Role of the Akt/GSK-3β/CRMP-2 pathway in axon degeneration of dopaminergic neurons resulting from MPP+ toxicity.

Parkinson׳s disease (PD) is the most common neurodegenerative disease of the basal ganglia. Earlier reports suggest that the main pathological change in PD is due to apoptosis of dopaminergic neuronal soma in the substantia nigra (SN). The therapies for PD are also largely focused on the prevention of degeneration of the neuronal soma. However, these treatments can only provide temporary relief by delaying the progression of the disease and are therefore unable to prevent the long term neurodegeneration process. This limitation of the existing therapeutic treatment indicates that there may be other causes that either occur earlier or are independent of apoptosis of neuronal soma. Previous studies have shown that axon degeneration may play an important role in PD, and that this may occur at an early stage of the disease. Thus, preventing axon degeneration may be a potential new approach for therapeutic treatment for PD and future therapies can be useful if emphasis is given on the mechanisms of axon degeneration. It has been recognized that microtubule disassembly leads to axon degeneration because the depolymerized microtubules are more likely to be degraded.

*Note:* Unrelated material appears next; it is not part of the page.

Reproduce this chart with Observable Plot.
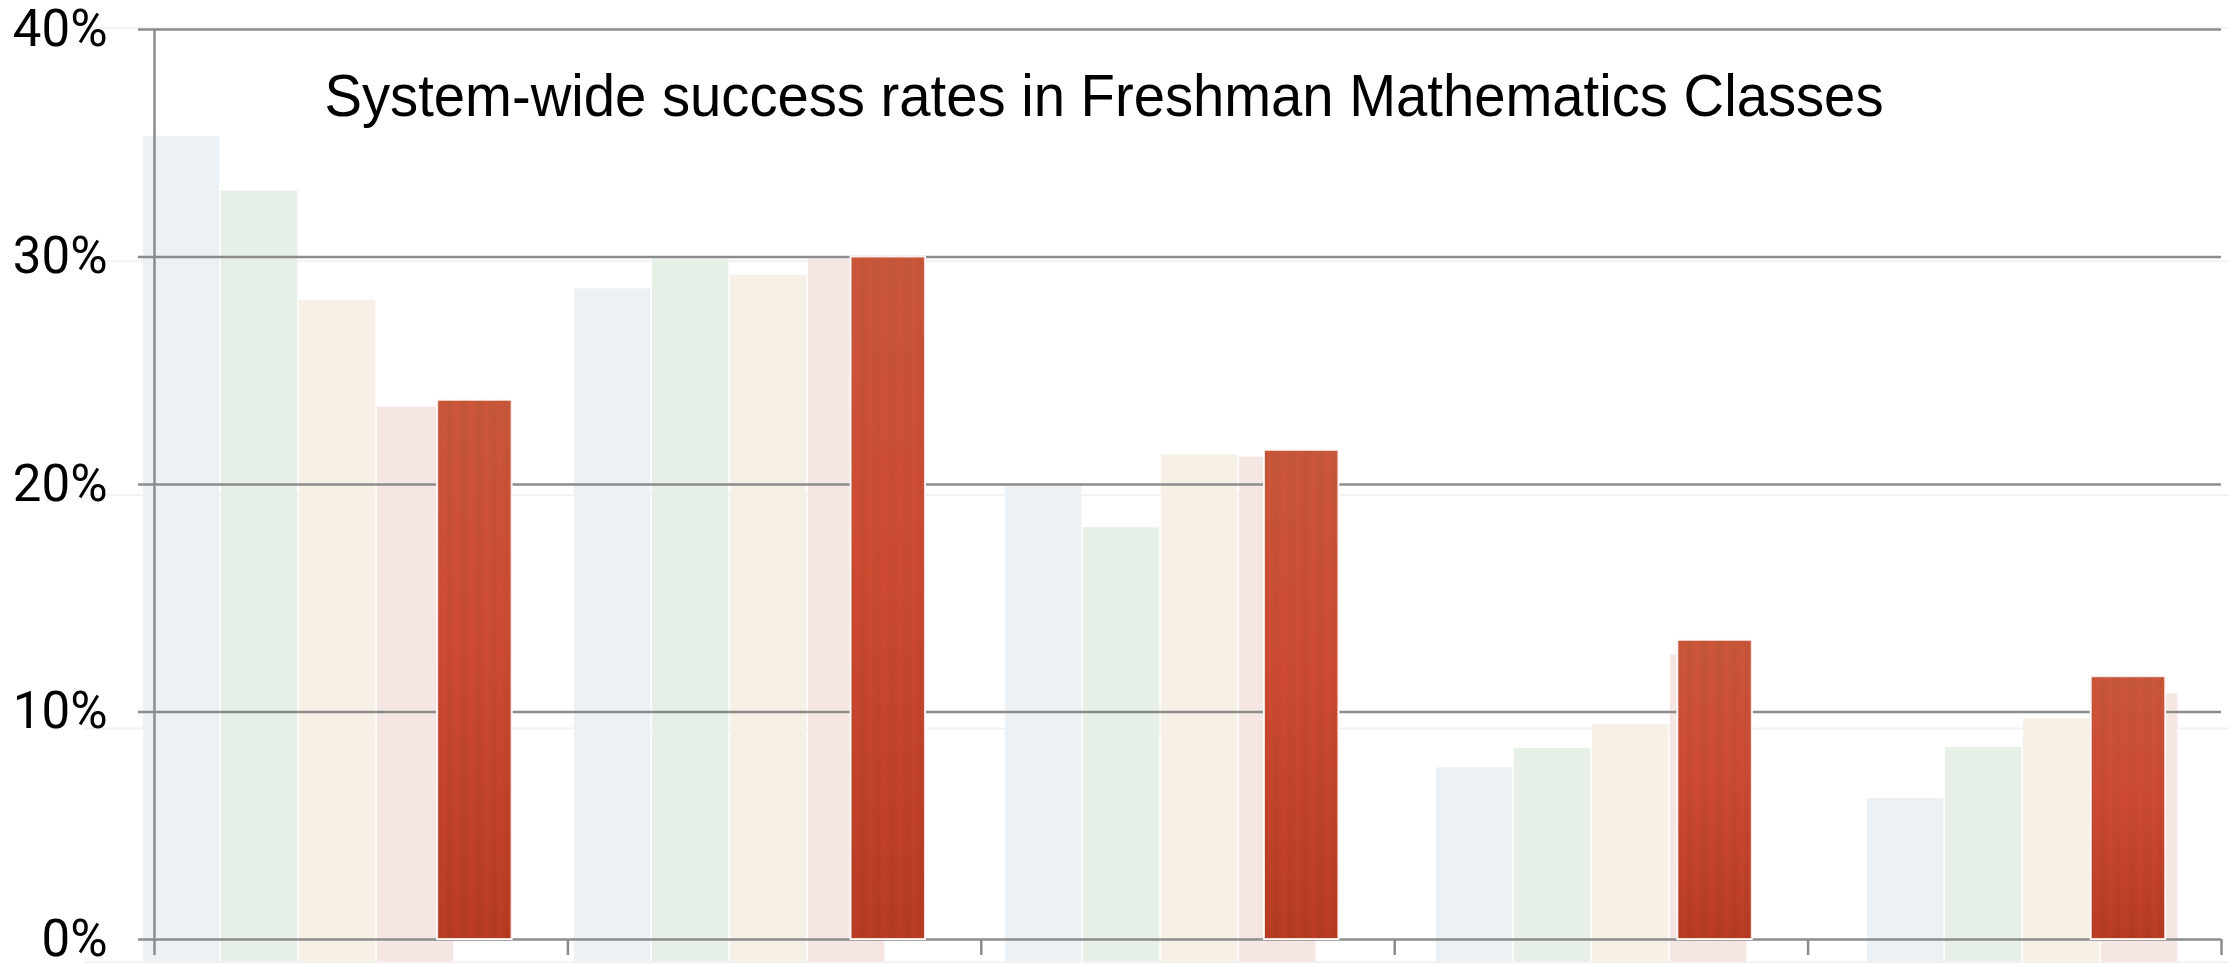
<!DOCTYPE html>
<html>
<head>
<meta charset="utf-8">
<script src="https://cdn.jsdelivr.net/npm/d3@7"></script>
<script src="https://cdn.jsdelivr.net/npm/@observablehq/plot@0.6"></script>
<style>
  html, body { margin: 0; padding: 0; background: #ffffff; }
  #chart svg { display: block; }
</style>
</head>
<body>
<div id="chart"></div>
<script>
// ---------- data ----------
const categories = ["Course 1", "Course 2", "Course 3", "Course 4", "Course 5"];
const backgroundSeries = ["Series 1", "Series 2", "Series 3", "Series 4"];
const series1 = [35.3, 28.6, 19.95, 7.55, 6.2];
const series2 = [32.9, 29.9, 18.1, 8.4, 8.45];
const series3 = [28.1, 29.2, 21.3, 9.45, 9.7];
const series4 = [23.4, 29.9, 21.2, 12.5, 10.8];
const highlighted = [23.7, 30.0, 21.5, 13.15, 11.55];
const yTicks = [0, 10, 20, 30, 40];
const yTickLabels = ["0%", "10%", "20%", "30%", "40%"];
const title = "System-wide success rates in Freshman Mathematics Classes";

// ---------- layout / style ----------
const W = 2237, H = 967;
const bgColors = ["#ecf1f5", "#e7f0e6", "#f6f0e6", "#f5e6e3"];
const bgValues = [series1, series2, series3, series4];
const BG_ZERO = -1.0, BG_RATIO = 1.027;           // faded background chart's own baseline/scale
const BG_OFF = -0.027, BG_GROUP = 1.0426, BG_PITCH = 0.1887, BG_W = 0.185;
const HL_X1 = 0.685, HL_X2 = 0.865;
const axisColor = "#8c8c8c";

const bgRows = [];
categories.forEach((c, i) => bgValues.forEach((vals, j) =>
  bgRows.push({category: c, i, j, series: backgroundSeries[j], value: vals[i]})));
const hlRows = categories.map((c, i) => ({category: c, i, value: highlighted[i]}));

const plot = Plot.plot({
  width: W,
  height: H,
  marginLeft: 154,
  marginRight: 16,
  marginTop: 29,
  marginBottom: 28,
  style: {background: "#ffffff", fontFamily: "Roboto, Liberation Sans, Arial, sans-serif", fontSize: "51px", color: "#000"},
  x: {domain: [0, categories.length], axis: null},
  y: {domain: [0, 40], axis: null},
  marks: [
    // faint gridlines of the faded background chart
    Plot.ruleY(yTicks.map(v => BG_ZERO + v * BG_RATIO), {x1: -0.17, x2: 5.02, stroke: "#f2f2f2", strokeWidth: 2}),
    // faded background bars
    Plot.rect(bgRows, {
      x1: d => BG_OFF + d.i * BG_GROUP + d.j * BG_PITCH,
      x2: d => BG_OFF + d.i * BG_GROUP + d.j * BG_PITCH + BG_W,
      y1: BG_ZERO,
      y2: "value",
      fill: d => bgColors[d.j]
    }),
    // main gridlines
    Plot.ruleY(yTicks, {stroke: axisColor, strokeWidth: 2.5}),
    Plot.axisY({
      ticks: yTicks,
      tickFormat: d => yTickLabels[yTicks.indexOf(d)],
      tickSize: 16,
      tickPadding: 31,
      stroke: axisColor,
      strokeWidth: 2.5,
      fill: "#000",
      fontSize: 51,
      label: null
    }),
    Plot.ruleX([0], {y1: 0, y2: 40, stroke: axisColor, strokeWidth: 2.5}),
    Plot.axisX({
      ticks: d3.range(categories.length + 1),
      tickSize: 16,
      tickFormat: () => "",
      stroke: axisColor,
      strokeWidth: 2.5,
      label: null
    }),
    // highlighted bars
    Plot.rect(hlRows, {
      x1: d => d.i + HL_X1, x2: d => d.i + HL_X2, y1: 0, y2: "value",
      fill: "url(#hlGrad)", stroke: "#ffffff", strokeWidth: 2
    }),
    Plot.rect(hlRows, {
      x1: d => d.i + HL_X1, x2: d => d.i + HL_X2, y1: 0, y2: "value",
      fill: "url(#hlStripes)"
    }),
    Plot.text([title], {
      text: d => d,
      frameAnchor: "top-left",
      textAnchor: "start",
      lineAnchor: "bottom",
      dx: 170,
      dy: 86,
      fontSize: 59,
      fill: "#000"
    })
  ]
});

// gradients
const svg = d3.select(plot);
const defs = svg.insert("defs", ":first-child");
const g1 = defs.append("linearGradient").attr("id", "hlGrad")
  .attr("x1", 0).attr("y1", 0).attr("x2", 0).attr("y2", 1);
[["0%", "#c85a3d"], ["45%", "#cd4b33"], ["100%", "#b33a20"]].forEach(([o, c]) =>
  g1.append("stop").attr("offset", o).attr("stop-color", c));
const g2 = defs.append("linearGradient").attr("id", "hlStripes")
  .attr("x1", 0).attr("y1", 0).attr("x2", 1).attr("y2", 0);
const stripeStops = [0, 0.08, 0.16, 0.26, 0.36, 0.46, 0.56, 0.66, 0.76, 0.86, 0.94, 1];
stripeStops.forEach((o, k) => g2.append("stop").attr("offset", o)
  .attr("stop-color", k % 2 ? "#e04a30" : "#9a3a22")
  .attr("stop-opacity", k % 2 ? 0.18 : 0.14));

svg.selectAll("rect").filter(function() { return this.getAttribute("fill") === "url(#hlGrad)"; })
  .style("filter", "drop-shadow(0px 0px 2px rgba(0,0,0,0.35))");

svg.selectAll("text").filter(function() { return this.textContent === title; })
  .attr("textLength", 1559).attr("lengthAdjust", "spacingAndGlyphs")
  .style("font-family", "Liberation Sans, Arial, sans-serif");

document.getElementById("chart").appendChild(plot);
</script>
</body>
</html>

Previous studies have shown that glycogen synthase kinase-3β (GSK-3β)/collapsin response mediator protein 2 (CRMP-2) signaling pathway could be regulated by Akt for axonal-dendritic polarity. CRMP-2 is critical for specifying axon/dendrite fate possibly by promoting neurite elongation via microtubule assembly. However, whether Akt could regulate GSK-3β/CRMP-2 pathway and the possible effects of this regulation is unclear in dopaminergic axon degeneration induced by 1-methyl-4-phenylpyridiniumion (MPP+). In this study, we observe the degeneration of axon and neuronal soma by scanning electron microscope and tyrosine hydroxylase staining (TH) using a PD model in dopaminergic neurons in vitro. In addition to this, we detect the expression of total and phosphorylated form of Akt, GSK-3β and CRMP-2, as well as the axonal injury marker amyloid precursor protein (APP). From our studies, we observe that axon degeneration is a characteristic feature in the cascade of events that follow when neurons are induced by MPP+. This degeneration process occurs earlier in case of PD and is more severe than the degeneration of the neuronal soma and Akt/ GSK-3β/CRMP-2 pathway is involved in this process.